Every line below should be copied exactly; drop the pictures.

DATASET EXCERPT:
-- START --
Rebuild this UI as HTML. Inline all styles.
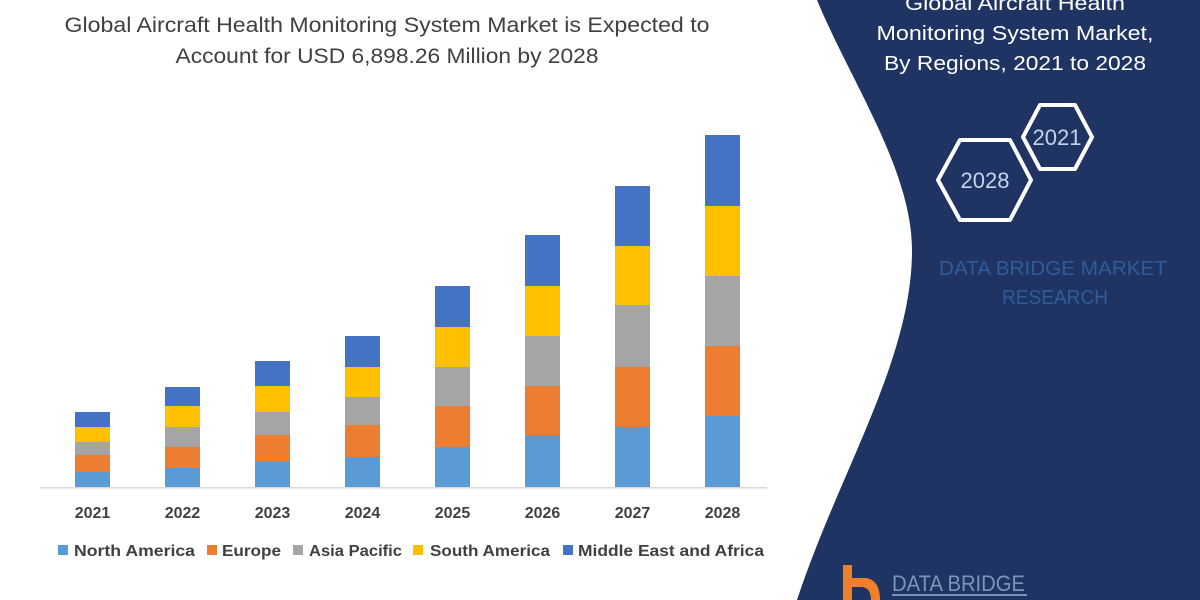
<!DOCTYPE html>
<html><head><meta charset="utf-8"><style>
html,body{margin:0;padding:0;background:#fff;width:1200px;height:600px;overflow:hidden}
svg{display:block;font-family:"Liberation Sans",sans-serif}
</style></head><body>
<svg width="1200" height="600" viewBox="0 0 1200 600" xmlns="http://www.w3.org/2000/svg">
<rect width="1200" height="600" fill="#fff"/>
<!-- right panel -->
<path d="M817,0 L1200,0 L1200,600 L797,600 C840,470 912,360 912,250 C912,170 850,80 817,0 Z" fill="#1f3462"/>
<text x="1015" y="10" fill="#fff" font-size="20" text-anchor="middle" textLength="220" lengthAdjust="spacingAndGlyphs">Global Aircraft Health</text>
<text x="1015" y="40" fill="#fff" font-size="20" text-anchor="middle" textLength="277" lengthAdjust="spacingAndGlyphs">Monitoring System Market,</text>
<text x="1015" y="70" fill="#fff" font-size="20" text-anchor="middle" textLength="262" lengthAdjust="spacingAndGlyphs">By Regions,  2021 to 2028</text>
<polygon points="1023,137 1040,105 1075,105 1092,137 1075,169 1040,169" fill="none" stroke="#fff" stroke-width="4" stroke-linejoin="round"/>
<polygon points="938,180 960,140 1010,140 1031,180 1010,220 960,220" fill="none" stroke="#fff" stroke-width="4" stroke-linejoin="round"/>
<text x="1057" y="145" fill="#c5d3ec" font-size="22" text-anchor="middle">2021</text>
<text x="985" y="188" fill="#c5d3ec" font-size="22" text-anchor="middle">2028</text>
<text x="1053" y="275" fill="#2f5c98" font-size="20" text-anchor="middle" textLength="228" lengthAdjust="spacingAndGlyphs">DATA BRIDGE MARKET</text>
<text x="1055" y="304" fill="#2f5c98" font-size="20" text-anchor="middle" textLength="106" lengthAdjust="spacingAndGlyphs">RESEARCH</text>
<!-- logo -->
<path d="M843,565 L852,565 L852,578 L866,578 Q880,580 880,600 L871,600 Q871,588 862,587 L852,587 L852,600 L843,600 Z" fill="#f07f2a"/>
<text x="892" y="591" fill="#7f93b8" font-size="22" textLength="133" lengthAdjust="spacingAndGlyphs">DATA BRIDGE</text>
<rect x="892" y="594" width="135" height="2" fill="#7f93b8"/>
<!-- title -->
<text x="387" y="32" fill="#404040" font-size="21" text-anchor="middle" textLength="645" lengthAdjust="spacingAndGlyphs">Global Aircraft Health Monitoring System Market is Expected to</text>
<text x="387" y="63" fill="#404040" font-size="21" text-anchor="middle" textLength="423" lengthAdjust="spacingAndGlyphs">Account for USD 6,898.26 Million by 2028</text>
<!-- bars -->
<g>
<!-- x, top, sa, ap, eu, na -->
<rect x="75" y="472" width="35" height="15" fill="#5b9bd5"/><rect x="75" y="455" width="35" height="17" fill="#ed7d31"/><rect x="75" y="442" width="35" height="13" fill="#a5a5a5"/><rect x="75" y="427" width="35" height="15" fill="#ffc000"/><rect x="75" y="412" width="35" height="15" fill="#4472c4"/>
<rect x="165" y="468" width="35" height="19" fill="#5b9bd5"/><rect x="165" y="447" width="35" height="21" fill="#ed7d31"/><rect x="165" y="427" width="35" height="20" fill="#a5a5a5"/><rect x="165" y="406" width="35" height="21" fill="#ffc000"/><rect x="165" y="387" width="35" height="19" fill="#4472c4"/>
<rect x="255" y="461" width="35" height="26" fill="#5b9bd5"/><rect x="255" y="435" width="35" height="26" fill="#ed7d31"/><rect x="255" y="412" width="35" height="23" fill="#a5a5a5"/><rect x="255" y="386" width="35" height="26" fill="#ffc000"/><rect x="255" y="361" width="35" height="25" fill="#4472c4"/>
<rect x="345" y="457" width="35" height="30" fill="#5b9bd5"/><rect x="345" y="425" width="35" height="32" fill="#ed7d31"/><rect x="345" y="397" width="35" height="28" fill="#a5a5a5"/><rect x="345" y="367" width="35" height="30" fill="#ffc000"/><rect x="345" y="336" width="35" height="31" fill="#4472c4"/>
<rect x="435" y="447" width="35" height="40" fill="#5b9bd5"/><rect x="435" y="406" width="35" height="41" fill="#ed7d31"/><rect x="435" y="367" width="35" height="39" fill="#a5a5a5"/><rect x="435" y="327" width="35" height="40" fill="#ffc000"/><rect x="435" y="286" width="35" height="41" fill="#4472c4"/>
<rect x="525" y="435" width="35" height="52" fill="#5b9bd5"/><rect x="525" y="386" width="35" height="49" fill="#ed7d31"/><rect x="525" y="336" width="35" height="50" fill="#a5a5a5"/><rect x="525" y="286" width="35" height="50" fill="#ffc000"/><rect x="525" y="235" width="35" height="51" fill="#4472c4"/>
<rect x="615" y="427" width="35" height="60" fill="#5b9bd5"/><rect x="615" y="367" width="35" height="60" fill="#ed7d31"/><rect x="615" y="305" width="35" height="62" fill="#a5a5a5"/><rect x="615" y="246" width="35" height="59" fill="#ffc000"/><rect x="615" y="186" width="35" height="60" fill="#4472c4"/>
<rect x="705" y="416" width="35" height="71" fill="#5b9bd5"/><rect x="705" y="346" width="35" height="70" fill="#ed7d31"/><rect x="705" y="276" width="35" height="70" fill="#a5a5a5"/><rect x="705" y="206" width="35" height="70" fill="#ffc000"/><rect x="705" y="135" width="35" height="71" fill="#4472c4"/>
</g>
<rect x="40" y="487" width="727" height="1.5" fill="#d9d9d9"/>
<g fill="#404040" font-size="16" font-weight="bold" text-anchor="middle">
<text x="92.5" y="518">2021</text><text x="182.5" y="518">2022</text><text x="272.5" y="518">2023</text><text x="362.5" y="518">2024</text><text x="452.5" y="518">2025</text><text x="542.5" y="518">2026</text><text x="632.5" y="518">2027</text><text x="722.5" y="518">2028</text>
</g>
<!-- legend -->
<g font-size="16" font-weight="bold" fill="#404040">
<rect x="58" y="545" width="10" height="10" fill="#5b9bd5"/><text x="74" y="556" textLength="121" lengthAdjust="spacingAndGlyphs">North America</text>
<rect x="207" y="545" width="10" height="10" fill="#ed7d31"/><text x="222" y="556" textLength="59" lengthAdjust="spacingAndGlyphs">Europe</text>
<rect x="293" y="545" width="10" height="10" fill="#a5a5a5"/><text x="309" y="556" textLength="93" lengthAdjust="spacingAndGlyphs">Asia Pacific</text>
<rect x="413" y="545" width="10" height="10" fill="#ffc000"/><text x="430" y="556" textLength="120" lengthAdjust="spacingAndGlyphs">South America</text>
<rect x="563" y="545" width="10" height="10" fill="#4472c4"/><text x="578" y="556" textLength="186" lengthAdjust="spacingAndGlyphs">Middle East and Africa</text>
</g>
</svg>
</body></html>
-- END --
ANSWER BELOW:
Rebuild this UI as HTML. Inline all styles.
<!DOCTYPE html>
<html><head><meta charset="utf-8"><style>
html,body{margin:0;padding:0;background:#fff;width:1200px;height:600px;overflow:hidden}
svg{display:block;font-family:"Liberation Sans",sans-serif}
</style></head><body>
<svg width="1200" height="600" viewBox="0 0 1200 600" xmlns="http://www.w3.org/2000/svg">
<rect width="1200" height="600" fill="#fff"/>
<!-- right panel -->
<path d="M817,0 L1200,0 L1200,600 L797,600 C840,470 912,360 912,250 C912,170 850,80 817,0 Z" fill="#1f3462"/>
<text x="1015" y="10" fill="#fff" font-size="20" text-anchor="middle" textLength="220" lengthAdjust="spacingAndGlyphs">Global Aircraft Health</text>
<text x="1015" y="40" fill="#fff" font-size="20" text-anchor="middle" textLength="277" lengthAdjust="spacingAndGlyphs">Monitoring System Market,</text>
<text x="1015" y="70" fill="#fff" font-size="20" text-anchor="middle" textLength="262" lengthAdjust="spacingAndGlyphs">By Regions,  2021 to 2028</text>
<polygon points="1023,137 1040,105 1075,105 1092,137 1075,169 1040,169" fill="none" stroke="#fff" stroke-width="4" stroke-linejoin="round"/>
<polygon points="938,180 960,140 1010,140 1031,180 1010,220 960,220" fill="none" stroke="#fff" stroke-width="4" stroke-linejoin="round"/>
<text x="1057" y="145" fill="#c5d3ec" font-size="22" text-anchor="middle">2021</text>
<text x="985" y="188" fill="#c5d3ec" font-size="22" text-anchor="middle">2028</text>
<text x="1053" y="275" fill="#2f5c98" font-size="20" text-anchor="middle" textLength="228" lengthAdjust="spacingAndGlyphs">DATA BRIDGE MARKET</text>
<text x="1055" y="304" fill="#2f5c98" font-size="20" text-anchor="middle" textLength="106" lengthAdjust="spacingAndGlyphs">RESEARCH</text>
<!-- logo -->
<path d="M843,565 L852,565 L852,578 L866,578 Q880,580 880,600 L871,600 Q871,588 862,587 L852,587 L852,600 L843,600 Z" fill="#f07f2a"/>
<text x="892" y="591" fill="#7f93b8" font-size="22" textLength="133" lengthAdjust="spacingAndGlyphs">DATA BRIDGE</text>
<rect x="892" y="594" width="135" height="2" fill="#7f93b8"/>
<!-- title -->
<text x="387" y="32" fill="#404040" font-size="21" text-anchor="middle" textLength="645" lengthAdjust="spacingAndGlyphs">Global Aircraft Health Monitoring System Market is Expected to</text>
<text x="387" y="63" fill="#404040" font-size="21" text-anchor="middle" textLength="423" lengthAdjust="spacingAndGlyphs">Account for USD 6,898.26 Million by 2028</text>
<!-- bars -->
<g>
<!-- x, top, sa, ap, eu, na -->
<rect x="75" y="472" width="35" height="15" fill="#5b9bd5"/><rect x="75" y="455" width="35" height="17" fill="#ed7d31"/><rect x="75" y="442" width="35" height="13" fill="#a5a5a5"/><rect x="75" y="427" width="35" height="15" fill="#ffc000"/><rect x="75" y="412" width="35" height="15" fill="#4472c4"/>
<rect x="165" y="468" width="35" height="19" fill="#5b9bd5"/><rect x="165" y="447" width="35" height="21" fill="#ed7d31"/><rect x="165" y="427" width="35" height="20" fill="#a5a5a5"/><rect x="165" y="406" width="35" height="21" fill="#ffc000"/><rect x="165" y="387" width="35" height="19" fill="#4472c4"/>
<rect x="255" y="461" width="35" height="26" fill="#5b9bd5"/><rect x="255" y="435" width="35" height="26" fill="#ed7d31"/><rect x="255" y="412" width="35" height="23" fill="#a5a5a5"/><rect x="255" y="386" width="35" height="26" fill="#ffc000"/><rect x="255" y="361" width="35" height="25" fill="#4472c4"/>
<rect x="345" y="457" width="35" height="30" fill="#5b9bd5"/><rect x="345" y="425" width="35" height="32" fill="#ed7d31"/><rect x="345" y="397" width="35" height="28" fill="#a5a5a5"/><rect x="345" y="367" width="35" height="30" fill="#ffc000"/><rect x="345" y="336" width="35" height="31" fill="#4472c4"/>
<rect x="435" y="447" width="35" height="40" fill="#5b9bd5"/><rect x="435" y="406" width="35" height="41" fill="#ed7d31"/><rect x="435" y="367" width="35" height="39" fill="#a5a5a5"/><rect x="435" y="327" width="35" height="40" fill="#ffc000"/><rect x="435" y="286" width="35" height="41" fill="#4472c4"/>
<rect x="525" y="435" width="35" height="52" fill="#5b9bd5"/><rect x="525" y="386" width="35" height="49" fill="#ed7d31"/><rect x="525" y="336" width="35" height="50" fill="#a5a5a5"/><rect x="525" y="286" width="35" height="50" fill="#ffc000"/><rect x="525" y="235" width="35" height="51" fill="#4472c4"/>
<rect x="615" y="427" width="35" height="60" fill="#5b9bd5"/><rect x="615" y="367" width="35" height="60" fill="#ed7d31"/><rect x="615" y="305" width="35" height="62" fill="#a5a5a5"/><rect x="615" y="246" width="35" height="59" fill="#ffc000"/><rect x="615" y="186" width="35" height="60" fill="#4472c4"/>
<rect x="705" y="416" width="35" height="71" fill="#5b9bd5"/><rect x="705" y="346" width="35" height="70" fill="#ed7d31"/><rect x="705" y="276" width="35" height="70" fill="#a5a5a5"/><rect x="705" y="206" width="35" height="70" fill="#ffc000"/><rect x="705" y="135" width="35" height="71" fill="#4472c4"/>
</g>
<rect x="40" y="487" width="727" height="1.5" fill="#d9d9d9"/>
<g fill="#404040" font-size="16" font-weight="bold" text-anchor="middle">
<text x="92.5" y="518">2021</text><text x="182.5" y="518">2022</text><text x="272.5" y="518">2023</text><text x="362.5" y="518">2024</text><text x="452.5" y="518">2025</text><text x="542.5" y="518">2026</text><text x="632.5" y="518">2027</text><text x="722.5" y="518">2028</text>
</g>
<!-- legend -->
<g font-size="16" font-weight="bold" fill="#404040">
<rect x="58" y="545" width="10" height="10" fill="#5b9bd5"/><text x="74" y="556" textLength="121" lengthAdjust="spacingAndGlyphs">North America</text>
<rect x="207" y="545" width="10" height="10" fill="#ed7d31"/><text x="222" y="556" textLength="59" lengthAdjust="spacingAndGlyphs">Europe</text>
<rect x="293" y="545" width="10" height="10" fill="#a5a5a5"/><text x="309" y="556" textLength="93" lengthAdjust="spacingAndGlyphs">Asia Pacific</text>
<rect x="413" y="545" width="10" height="10" fill="#ffc000"/><text x="430" y="556" textLength="120" lengthAdjust="spacingAndGlyphs">South America</text>
<rect x="563" y="545" width="10" height="10" fill="#4472c4"/><text x="578" y="556" textLength="186" lengthAdjust="spacingAndGlyphs">Middle East and Africa</text>
</g>
</svg>
</body></html>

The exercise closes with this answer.